Russell Hebets Jan. 8, 2016

The stories we have witnessed in the media involving police killings are disturbing and divisive. Many feel that the police are just doing their job and it’s the accused that are provoking and endangering police lives. However many more are concerned that police are crossing the line too many times and too soon because they can get away with it, and the numbers connected to these incidents confirm this suspicion.

Last year over 1000 people were killed by police. Incidents of police brutality were recorded numerous times, including here in Denver. Yet in the majority of these situations very little police discipline was handed down. Were all these actions justified? Or is something else at play?

This is the question reform activists have been asking and one answer to this question has to do with police contracts. Across the nation, police officers belong to unions and those unions have contracts which outline officers’ rights. These unions help to guarantee officers certain protections, and provide benefits that help officers cope with the many challenges of their jobs. However, there are provisions in many of these contracts that seem to undermine investigations in officer involved shootings.

For example, officers do not have to be interrogated immediately after an accident occurs and when interrogation does happen, the time to do so is limited. Even armchair investigators know that interviews are better done sooner than later, for as long as it takes. Furthermore, there are no civilian oversight committees. In other words, cops police themselves. Complaints against officers made after a certain point, usually 6 months, are often disqualified. Additionally, these complaints, even when well documented, rarely make it into personnel files. Officers on leave for misconduct still receive their pay and if there are settlements with victims, it is paid from municipal funds.

This has led to a frustrating and volatile situation with victims and their supporters. And in the age of social media, it is hard to reconcile what we see on video with what prosecutors and grand juries are declaring.

So what will help? One answer is Check The Police. This is a database which reviews and assesses police contracts nationwide to find these issues and address them.
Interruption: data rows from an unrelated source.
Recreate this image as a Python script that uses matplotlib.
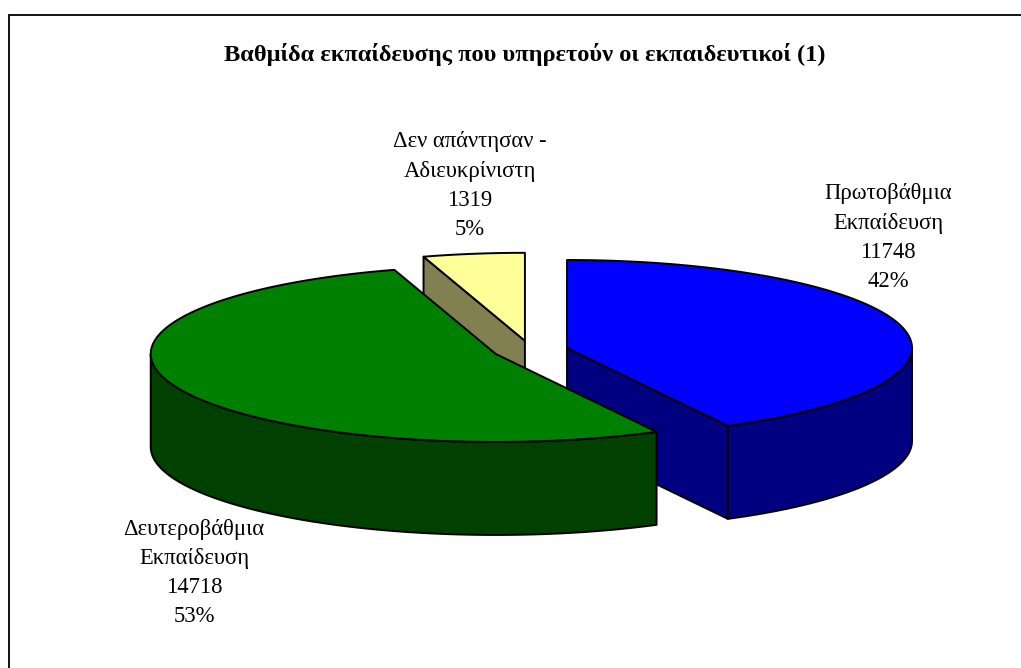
import numpy as np
import matplotlib.pyplot as plt
from matplotlib.patches import Polygon

# ── Δεδομένα ──
categories = ["Πρωτοβάθμια\nΕκπαίδευση", "Δευτεροβάθμια\nΕκπαίδευση", "Δεν απάντησαν -\nΑδιευκρίνιστη"]
values = [11748, 14718, 1319]
top_colors = ["#0000FF", "#008000", "#FFFF99"]
side_colors = ["#000080", "#004000", "#808050"]
title = "Βαθμίδα εκπαίδευσης που υπηρετούν οι εκπαιδευτικοί (1)"

# ── Διάταξη (pixels) ──
CX, CY = 530.5, 350.3
RX, RY = 345, 88
DEPTH = 93
EXPLODE = 0.109
label_pos = [(888, 194), (194, 529), (470, 142)]
LINE_H = 29.3
FONT = "Liberation Serif"


def rim(cx, cy, ang, dz=0.0):
    t = np.radians(np.atleast_1d(ang))
    return np.column_stack([cx + RX * np.sin(t), cy - RY * np.cos(t) + dz])


fig = plt.figure(figsize=(10.21, 6.68), dpi=100)
ax = fig.add_axes([0, 0, 1, 1])
ax.set_xlim(0, 1021)
ax.set_ylim(668, 0)
ax.axis("off")

total = sum(values)
bounds = np.concatenate([[0], np.cumsum(values) / total * 360])

slices = []
for i in range(len(values)):
    s, e = bounds[i], bounds[i + 1]
    mid = np.radians((s + e) / 2)
    cx = CX + EXPLODE * RX * np.sin(mid)
    cy = CY - EXPLODE * RY * np.cos(mid)
    slices.append((i, s, e, cx, cy))

# πίσω κομμάτια πρώτα
slices.sort(key=lambda t: t[4])

kw = dict(ec="black", lw=1.4, joinstyle="round")
for i, s, e, cx, cy in slices:
    faces = []
    # πλευρικές ακτινικές έδρες
    for ang, visible in ((s, 180 < s < 360), (e, 0 < e < 180)):
        if visible:
            p = rim(cx, cy, ang)[0]
            faces.append([(cx, cy), tuple(p), (p[0], p[1] + DEPTH), (cx, cy + DEPTH)])
    # εξωτερική καμπύλη πλευρά
    a1, a2 = max(s, 90), min(e, 270)
    if a2 > a1:
        angs = np.linspace(a1, a2, 120)
        up = rim(cx, cy, angs)
        dn = rim(cx, cy, angs[::-1], DEPTH)
        faces.append(np.vstack([up, dn]))
    for f in faces:
        ax.add_patch(Polygon(f, closed=True, fc=side_colors[i], **kw))
    # πάνω επιφάνεια
    angs = np.linspace(s, e, 200)
    top = np.vstack([[(cx, cy)], rim(cx, cy, angs)])
    ax.add_patch(Polygon(top, closed=True, fc=top_colors[i], **kw))

# ── Ετικέτες ──
for i, (lx, ly) in enumerate(label_pos):
    pct = round(values[i] / total * 100)
    lines = categories[i].split("\n") + [str(values[i]), f"{pct}%"]
    for k, txt in enumerate(lines):
        ax.text(lx, ly + k * LINE_H, txt, ha="center", va="center",
                fontsize=16.3, family=FONT, color="black")

ax.text(525, 54, title, ha="center", va="center", fontsize=17.6,
        fontweight="bold", family=FONT, color="black")

# πλαίσιο (μόνο πάνω και αριστερά ορατά)
ax.plot([9, 9, 1021], [668, 15, 15], color="black", lw=1.3, solid_joinstyle="miter")

fig.savefig("out.png", dpi=100, facecolor="white")
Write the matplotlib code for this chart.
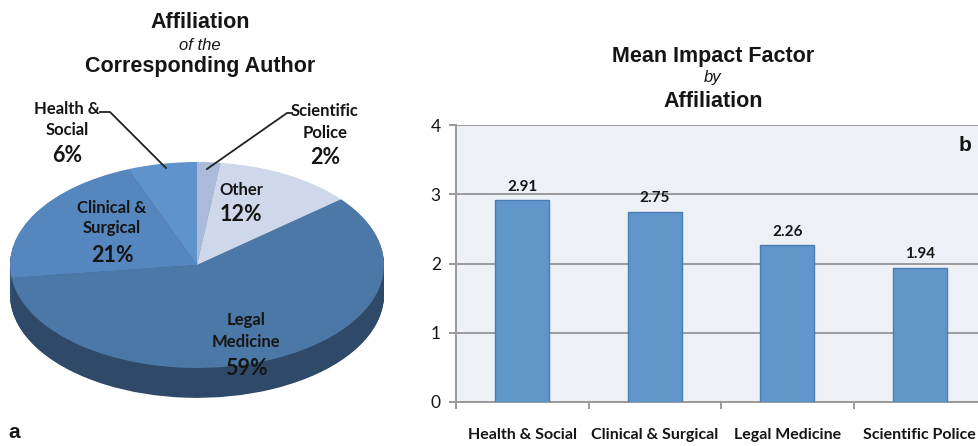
import matplotlib.pyplot as plt
import matplotlib.colors as mcolors

# pie: affiliation of corresponding author (clockwise from 12 o'clock)
pie_labels = ['Scientific\nPolice', 'Other', 'Legal\nMedicine', 'Clinical &\nSurgical', 'Health &\nSocial']
pie_pct = [2, 12, 59, 21, 6]
pie_colors = ['#a9bbd9', '#cfd8ea', '#4b78a7', '#5586bd', '#5e93cb']

# bars: mean impact factor by affiliation
bar_cats = ['Health & Social', 'Clinical & Surgical', 'Legal Medicine', 'Scientific Police']
bar_vals = [2.91, 2.75, 2.26, 1.94]

W, H = 979, 446
fig = plt.figure(figsize=(W / 100, H / 100), dpi=100)
fig.patch.set_facecolor('white')

title_font = 'Liberation Sans'
lab_font = 'Lato'
ink = '#151515'


def px(x, y):
    return x / W, 1 - y / H


def ax_rect(left, top, right, bottom):
    return [left / W, 1 - bottom / H, (right - left) / W, (bottom - top) / H]


def title_block(x, rows):
    for text, base, italic in rows:
        fig.text(*px(x, base), text, ha='center', va='baseline',
                 fontsize=12 if italic else 15.5,
                 fontweight='normal' if italic else 'bold',
                 style='italic' if italic else 'normal',
                 family=title_font, color=ink)


# ---- panel a: tilted pie ----
axp = fig.add_axes(ax_rect(10, 162, 384, 368))
depth = 0.29
side_colors = [mcolors.to_hex([c * 0.62 for c in mcolors.to_rgb(col)]) for col in pie_colors]
n_layers = 40
for i in range(n_layers, 0, -1):
    axp.pie(pie_pct, colors=side_colors, startangle=90, counterclock=False,
            center=(0, -depth * i / n_layers), radius=1,
            wedgeprops=dict(linewidth=0))
axp.pie(pie_pct, colors=pie_colors, startangle=90, counterclock=False,
        wedgeprops=dict(linewidth=0))
axp.set_aspect('auto')
axp.set_xlim(-1, 1)
axp.set_ylim(-1, 1)
for p in axp.patches:
    p.set_clip_on(False)

title_block(200, [('Affiliation', 28, False), ('of the', 50, True),
                  ('Corresponding Author', 72, False)])


def slice_label(x, baselines, name, pct):
    lines = name.split('\n') + [f'{pct}%']
    for k, (line, base) in enumerate(zip(lines, baselines)):
        last = k == len(lines) - 1
        fig.text(*px(x, base), line, ha='center', va='baseline',
                 fontsize=15.5 if last else 12, fontweight='bold',
                 family=lab_font, color=ink)


slice_label(325, [116, 138, 164], pie_labels[0], pie_pct[0])
slice_label(241, [195, 221], pie_labels[1], pie_pct[1])
slice_label(246, [325, 347, 375], pie_labels[2], pie_pct[2])
slice_label(112, [213, 233, 262], pie_labels[3], pie_pct[3])
slice_label(67, [114, 135, 162], pie_labels[4], pie_pct[4])

# leader lines
for xs, ys in [([100, 110, 166], [112, 112, 168]), ([207, 287, 292], [169, 113, 113])]:
    fig.add_artist(plt.Line2D([x / W for x in xs], [1 - y / H for y in ys],
                              color='#222222', linewidth=1.3))

fig.text(*px(14, 438), 'a', ha='center', va='baseline', fontsize=15,
         fontweight='bold', family=title_font, color=ink)

# ---- panel b: bars ----
axb = fig.add_axes(ax_rect(456, 125, 986, 402))
axb.set_facecolor('#edf0f5')
xpos = list(range(len(bar_cats)))
axb.bar(xpos, bar_vals, width=0.41, color='#6096c9', edgecolor='#4a7db3',
        linewidth=1, zorder=3)
for x, v in zip(xpos, bar_vals):
    axb.text(x, v + 0.1, f'{v:.2f}', ha='center', va='bottom', fontsize=11,
             fontweight='bold', family=lab_font, color=ink)
axb.set_xlim(-0.5, 3.5)
axb.set_ylim(0, 4)
axb.set_yticks([0, 1, 2, 3, 4])
axb.yaxis.grid(True, color='#9a9a9a', linewidth=1.4, zorder=0)
axb.set_axisbelow(True)
axb.set_xticks([-0.5, 0.5, 1.5, 2.5])
axb.set_xticklabels([])
axb.set_xticks(xpos, minor=True)
axb.set_xticklabels(bar_cats, minor=True, fontsize=11.5, fontweight='bold',
                    family=lab_font, color=ink)
axb.tick_params(axis='x', which='major', length=5, color='#9a9a9a', width=1.4)
axb.tick_params(axis='x', which='minor', length=0, pad=19)
axb.tick_params(axis='y', length=5, color='#9a9a9a', width=1.4, labelsize=12.5, pad=6,
                labelcolor=ink)
for lab in axb.get_yticklabels():
    lab.set_family(lab_font)
for s in ['top', 'right']:
    axb.spines[s].set_visible(False)
for s in ['left', 'bottom']:
    axb.spines[s].set_color('#9a9a9a')
    axb.spines[s].set_linewidth(1.4)
axb.text(3.34, 3.71, 'b', ha='center', va='center', fontsize=15, fontweight='bold',
         family=title_font, color=ink)

title_block(713, [('Mean Impact Factor', 62, False), ('by', 82, True),
                  ('Affiliation', 107, False)])

fig.savefig('out.png', dpi=100)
By pointing out very specific provisions that undermine investigations, activists hope to bring awareness to the problem and also provide actionable answers. 

No one is saying police are all bad or that union contracts are unnecessary.  In fact what motivates reform is the fundamental belief that police should protect and serve and that civilians can and should hold police accountable to this task. By working to improve contracts, we can better protect not only the public but the many good cops out there whose reputations are compromised by misconduct and a system that seems to allow it.